● **Brief**:
Please, without the pictures, retype exactly the lines from the start of the material through the line that holds "0.0119, 0.00746, 0.00441]".
'''
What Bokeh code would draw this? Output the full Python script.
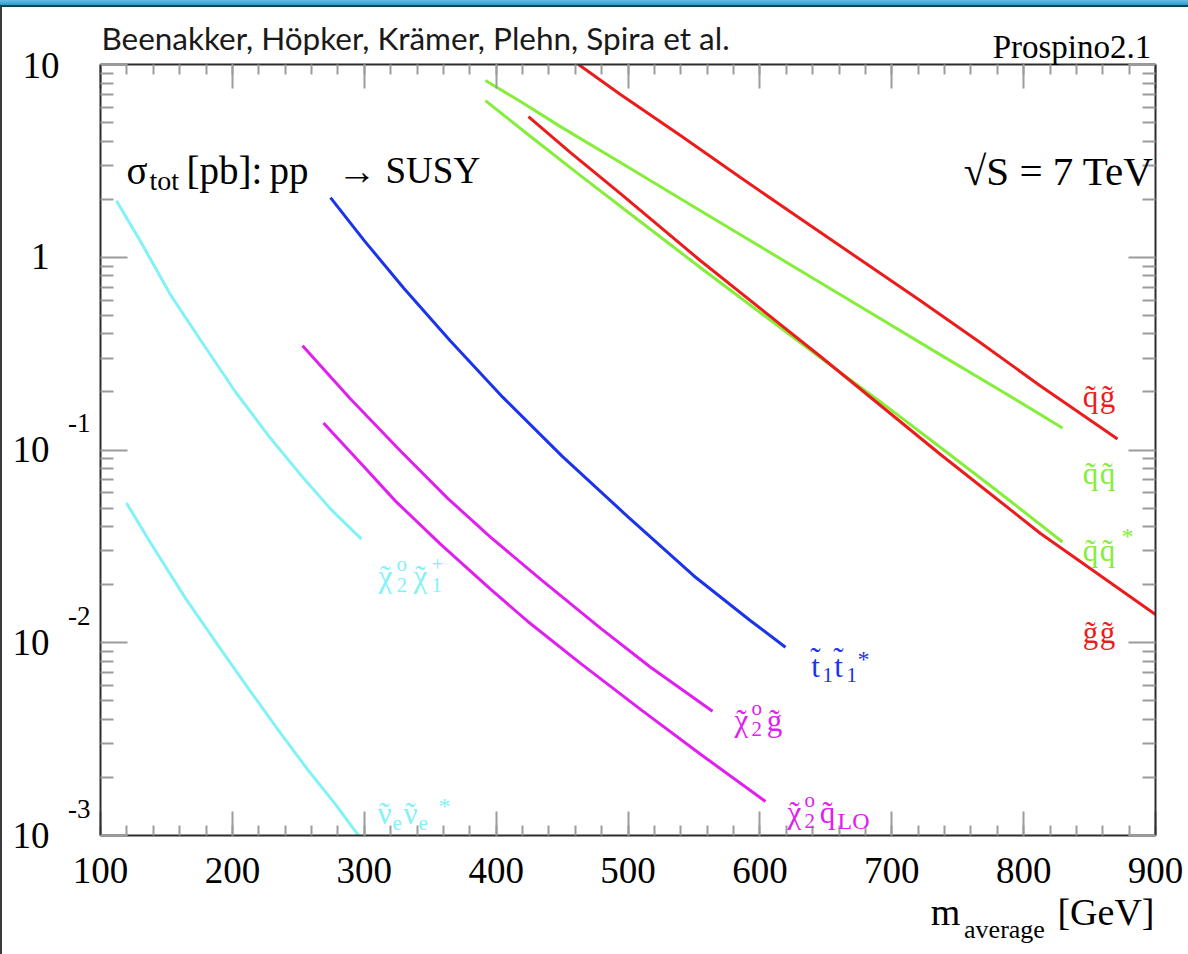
import math
from bokeh.plotting import figure
from bokeh.models import Range1d, FixedTicker, LinearAxis, LogAxis, Label, Div, CustomJSTickFormatter
from bokeh.layouts import column, row
from bokeh.embed import file_html
from bokeh.resources import INLINE

# ---------------- data ----------------
mass_qg = [462.5, 494.3, 539.8, 585.3, 630.8, 676.3, 721.8, 767.3, 812.8, 871.2]
xsec_qg = [10.0, 6.99, 4.28, 2.59, 1.585, 0.970, 0.594, 0.360, 0.215, 0.114]

mass_qq = [391.9, 418.5, 448.8, 494.3, 539.8, 585.3, 630.8, 683.9, 737.0, 782.5, 829.5]
xsec_qq = [8.26, 6.43, 4.76, 3.10, 2.01, 1.309, 0.851, 0.515, 0.3115, 0.2035, 0.1301]

mass_qqbar = [391.9, 426.1, 464.0, 509.5, 555.0, 600.5, 646.0, 691.5, 737.0, 782.5, 829.5]
xsec_qqbar = [6.50, 4.23, 2.65, 1.529, 0.882, 0.515, 0.3005, 0.1776, 0.1030, 0.0595, 0.0333]

mass_gg = [424.5, 456.4, 494.3, 555.0, 646.0, 737.0, 812.8, 900.0]
xsec_gg = [5.37, 3.49, 2.138, 0.959, 0.3055, 0.0948, 0.0369, 0.01402]

mass_stop = [274.4, 300.0, 330.0, 365.0, 405.0, 450.0, 500.0, 550.0, 592.9, 619.4]
xsec_stop = [2.038, 1.22, 0.690, 0.370, 0.188, 0.0930, 0.0450, 0.0222, 0.0130, 0.00948]

mass_n2g = [253.2, 289.6, 327.5, 363.1, 395.7, 433.6, 479.1, 517.1, 564.1]
xsec_n2g = [0.347, 0.184, 0.0988, 0.0563, 0.0353, 0.0214, 0.0119, 0.00746, 0.00441]

mass_n2q = [269.1, 297.2, 323.7, 357.8, 395.7, 423.8, 464.0, 509.5, 555.0, 604.3]
xsec_n2q = [0.1381, 0.0856, 0.0543, 0.0325, 0.01896, 0.01293, 0.00782, 0.00451, 0.00264, 0.00150]

mass_n2c1 = [112.1, 130.3, 153.0, 175.8, 202.4, 228.9, 251.7, 274.4, 297.9]
xsec_n2c1 = [1.966, 1.210, 0.640, 0.372, 0.200, 0.1150, 0.0745, 0.0495, 0.0345]

mass_snu = [119.7, 137.9, 164.5, 191.0, 213.7, 236.5, 257.0, 278.2, 295.6]
xsec_snu = [0.0531, 0.0330, 0.01700, 0.00930, 0.00560, 0.00340, 0.00220, 0.00145, 0.0010]

x_ticks = [100, 200, 300, 400, 500, 600, 700, 800, 900]
x_tick_labels = ["100", "200", "300", "400", "500", "600", "700", "800", "900"]
y_ticks = [1e-3, 1e-2, 1e-1, 1, 10]
y_exponents = ["-3", "-2", "-1"]
y_mantissa_low = ["10", "10", "10", "1"]   # for 1e-3, 1e-2, 1e-1, 1
y_mantissa_top = ["10"]                    # for 10

# ---------------- layout constants (final image pixels) ----------------
TOP_STRIP = 7
LEFT_BAR = 2
FL, FR, FT, FB = 100, 1155, 64, 835
W, H = 1188, 954

RED = "#ec1c1c"
GREEN = "#84ee3a"
BLUE = "#1b33ea"
MAG = "#e020ee"
CYAN = "#82f2f6"
SERIF = "Liberation Serif"
DEC = (FB - FT) / 4.0


def dx(xpx):
    return 100 + (xpx - FL) * 800.0 / (FR - FL)


def shift(v, px_up):
    return v * 10 ** (px_up / DEC)


p = figure(width=W - LEFT_BAR, height=H - TOP_STRIP,
           x_range=Range1d(100, 900), y_range=Range1d(1e-3, 10),
           y_axis_type="log", output_backend="svg", toolbar_location=None,
           min_border_left=FL - LEFT_BAR, min_border_right=W - FR,
           min_border_top=FT - TOP_STRIP, min_border_bottom=H - FB)
p.grid.visible = False
p.outline_line_color = None
p.background_fill_color = "white"
p.border_fill_color = "white"

xticker = FixedTicker(ticks=x_ticks, minor_ticks=list(range(100, 901, 20)))
yminor = [k * 10.0 ** e for e in range(-3, 1) for k in range(2, 10)]
yticker = FixedTicker(ticks=y_ticks, minor_ticks=yminor)


def frame_axis(ax, maj, mnr, ticker):
    ax.ticker = ticker
    ax.major_tick_in = maj
    ax.major_tick_out = 0
    ax.minor_tick_in = mnr
    ax.minor_tick_out = 0
    ax.major_tick_line_color = "#9c9c9c"
    ax.minor_tick_line_color = "#9c9c9c"
    ax.major_tick_line_width = 2
    ax.minor_tick_line_width = 2
    ax.axis_line_color = "#2d2d2d"
    ax.axis_line_width = 2
    ax.formatter = CustomJSTickFormatter(code="return ''")
    ax.major_label_standoff = 0
    ax.major_label_text_font_size = "0px"


def text_axis(ax, ticks, labels, size, standoff, font=SERIF, color="black"):
    ax.ticker = FixedTicker(ticks=ticks, minor_ticks=[])
    ax.formatter = CustomJSTickFormatter(args=dict(labs=labels), code="return labs[index]")
    ax.major_tick_in = 0
    ax.major_tick_out = 0
    ax.minor_tick_in = 0
    ax.minor_tick_out = 0
    ax.major_tick_line_color = None
    ax.minor_tick_line_color = None
    ax.axis_line_color = None
    ax.major_label_standoff = standoff
    ax.major_label_text_font = font
    ax.major_label_text_font_size = f"{size}px"
    ax.major_label_text_color = color
    return ax


frame_axis(p.xaxis[0], 24, 10, xticker)
frame_axis(p.yaxis[0], 27, 13, yticker)
top_ax = LinearAxis()
frame_axis(top_ax, 24, 10, xticker)
p.add_layout(top_ax, "above")
right_ax = LogAxis()
frame_axis(right_ax, 27, 13, yticker)
p.add_layout(right_ax, "right")

# bottom: tick labels, then axis title pieces
p.add_layout(text_axis(LinearAxis(), x_ticks, x_tick_labels, 37, 22), "below")
p.add_layout(text_axis(LinearAxis(), [dx(945), dx(1105.5)], ["m", "[GeV]"], 38, 5), "below")
p.add_layout(text_axis(LinearAxis(), [dx(1004)], ["average"], 26, -21), "below")

# left: exponents, mantissas
p.add_layout(text_axis(LogAxis(), [shift(v, 27) for v in y_ticks[:3]], y_exponents, 27, 10), "left")
p.add_layout(text_axis(LogAxis(), [shift(y_ticks[4], -1.0)], y_mantissa_top, 37, 6), "left")
p.add_layout(text_axis(LogAxis(), [shift(v, 0.4) for v in y_ticks[:4]], y_mantissa_low, 37, -30), "left")

# top: Prospino tag and authors
p.add_layout(text_axis(LinearAxis(), [dx(1071.5)], ["Prospino2.1"], 33, 0), "above")
p.add_layout(text_axis(LinearAxis(), [dx(415)], ["Beenakker, Höpker, Krämer, Plehn, Spira et al."], 31.5, -31,
                       font="Lato", color="#1a1a1a"), "above")

# ---------------- curves ----------------
LW = 3
p.line(mass_qg, xsec_qg, line_color=RED, line_width=LW)
p.line(mass_qq, xsec_qq, line_color=GREEN, line_width=LW)
p.line(mass_qqbar, xsec_qqbar, line_color=GREEN, line_width=LW)
p.line(mass_gg, xsec_gg, line_color=RED, line_width=LW)
p.line(mass_stop, xsec_stop, line_color=BLUE, line_width=LW)
p.line(mass_n2g, xsec_n2g, line_color=MAG, line_width=LW)
p.line(mass_n2q, xsec_n2q, line_color=MAG, line_width=LW)
p.line(mass_n2c1, xsec_n2c1, line_color=CYAN, line_width=LW)
p.line(mass_snu, xsec_snu, line_color=CYAN, line_width=LW)


def txt(xpx, ypx, text, size, color="black", font=SERIF, align="left"):
    # positioned in canvas pixels of the figure (origin top-left)
    p.add_layout(Label(x=xpx - LEFT_BAR, y=ypx - TOP_STRIP, x_units="canvas", y_units="canvas",
                       text=text, text_font=font,
                       text_font_size=f"{size}px", text_color=color,
                       text_align=align, text_baseline="alphabetic"))


def tl(xc, ypx, ch, size, color):
    # a letter with a tilde above it (centred)
    txt(xc, ypx, ch, size, color, align="center")
    txt(xc, ypx - (8 if ch == "t" else 0), "\u02dc", size, color, align="center")


# ---------------- in-frame titles ----------------
txt(126, 170, "σ", 39)
txt(149, 180, "tot", 28)
txt(186, 170, "[pb]:", 39)
txt(269, 170, "pp", 39)
txt(337, 170, "→", 39)
txt(385, 170, "SUSY", 37)
txt(1153, 170, "√S = 7 TeV", 41, align="right")

# ---------------- curve labels ----------------
S1, S2 = 31, 21
tl(1090, 396, "q", S1, RED); tl(1107, 396, "g", S1, RED)
tl(1090, 473, "q", S1, GREEN); tl(1107, 473, "q", S1, GREEN)
tl(1090, 550, "q", S1, GREEN); tl(1107, 550, "q", S1, GREEN)
txt(1121, 535, "*", 24, GREEN)
tl(1090, 632, "g", S1, RED); tl(1107, 632, "g", S1, RED)

tl(815, 666, "t", S1, BLUE)
txt(822, 674, "1", S2, BLUE)
tl(838, 666, "t", S1, BLUE)
txt(846, 674, "1", S2, BLUE)
txt(857, 658, "*", 24, BLUE)

tl(741, 720, "χ", S1, MAG)
txt(751, 707, "o", S2, MAG)
txt(751, 728, "2", S2, MAG)
tl(774, 720, "g", S1, MAG)

tl(794, 812, "χ", S1, MAG)
txt(804, 799, "o", S2, MAG)
txt(804, 820, "2", S2, MAG)
tl(827, 812, "q", S1, MAG)
txt(837, 820, "LO", 24, MAG)

tl(385, 576, "χ", S1, CYAN)
txt(396, 563, "o", S2, CYAN)
txt(396, 584, "2", S2, CYAN)
tl(420, 576, "χ", S1, CYAN)
txt(431, 563, "+", S2, CYAN)
txt(431, 584, "1", S2, CYAN)

tl(384, 813, "ν", S1, CYAN)
txt(392, 822, "e", S2, CYAN)
tl(410, 813, "ν", S1, CYAN)
txt(418, 822, "e", S2, CYAN)
txt(438, 805, "*", 24, CYAN)

# ---------------- page decoration ----------------
strip = Div(width=W, height=TOP_STRIP, margin=0,
            styles={"background": "linear-gradient(to bottom, #66bde6 0%, #2f9bd0 70%, #1c3d52 70%, #1c3d52 100%)"})
bar = Div(width=LEFT_BAR, height=H - TOP_STRIP, margin=0, styles={"background": "#3a3a3a"})
layout = column(strip, row(bar, p, spacing=0), spacing=0)

open("out.html", "w").write(file_html(layout, INLINE))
'''
● **Output below**:
What Bokeh code would draw this? Output the full Python script.
import math
from bokeh.plotting import figure
from bokeh.models import Range1d, FixedTicker, LinearAxis, LogAxis, Label, Div, CustomJSTickFormatter
from bokeh.layouts import column, row
from bokeh.embed import file_html
from bokeh.resources import INLINE

# ---------------- data ----------------
mass_qg = [462.5, 494.3, 539.8, 585.3, 630.8, 676.3, 721.8, 767.3, 812.8, 871.2]
xsec_qg = [10.0, 6.99, 4.28, 2.59, 1.585, 0.970, 0.594, 0.360, 0.215, 0.114]

mass_qq = [391.9, 418.5, 448.8, 494.3, 539.8, 585.3, 630.8, 683.9, 737.0, 782.5, 829.5]
xsec_qq = [8.26, 6.43, 4.76, 3.10, 2.01, 1.309, 0.851, 0.515, 0.3115, 0.2035, 0.1301]

mass_qqbar = [391.9, 426.1, 464.0, 509.5, 555.0, 600.5, 646.0, 691.5, 737.0, 782.5, 829.5]
xsec_qqbar = [6.50, 4.23, 2.65, 1.529, 0.882, 0.515, 0.3005, 0.1776, 0.1030, 0.0595, 0.0333]

mass_gg = [424.5, 456.4, 494.3, 555.0, 646.0, 737.0, 812.8, 900.0]
xsec_gg = [5.37, 3.49, 2.138, 0.959, 0.3055, 0.0948, 0.0369, 0.01402]

mass_stop = [274.4, 300.0, 330.0, 365.0, 405.0, 450.0, 500.0, 550.0, 592.9, 619.4]
xsec_stop = [2.038, 1.22, 0.690, 0.370, 0.188, 0.0930, 0.0450, 0.0222, 0.0130, 0.00948]

mass_n2g = [253.2, 289.6, 327.5, 363.1, 395.7, 433.6, 479.1, 517.1, 564.1]
xsec_n2g = [0.347, 0.184, 0.0988, 0.0563, 0.0353, 0.0214, 0.0119, 0.00746, 0.00441]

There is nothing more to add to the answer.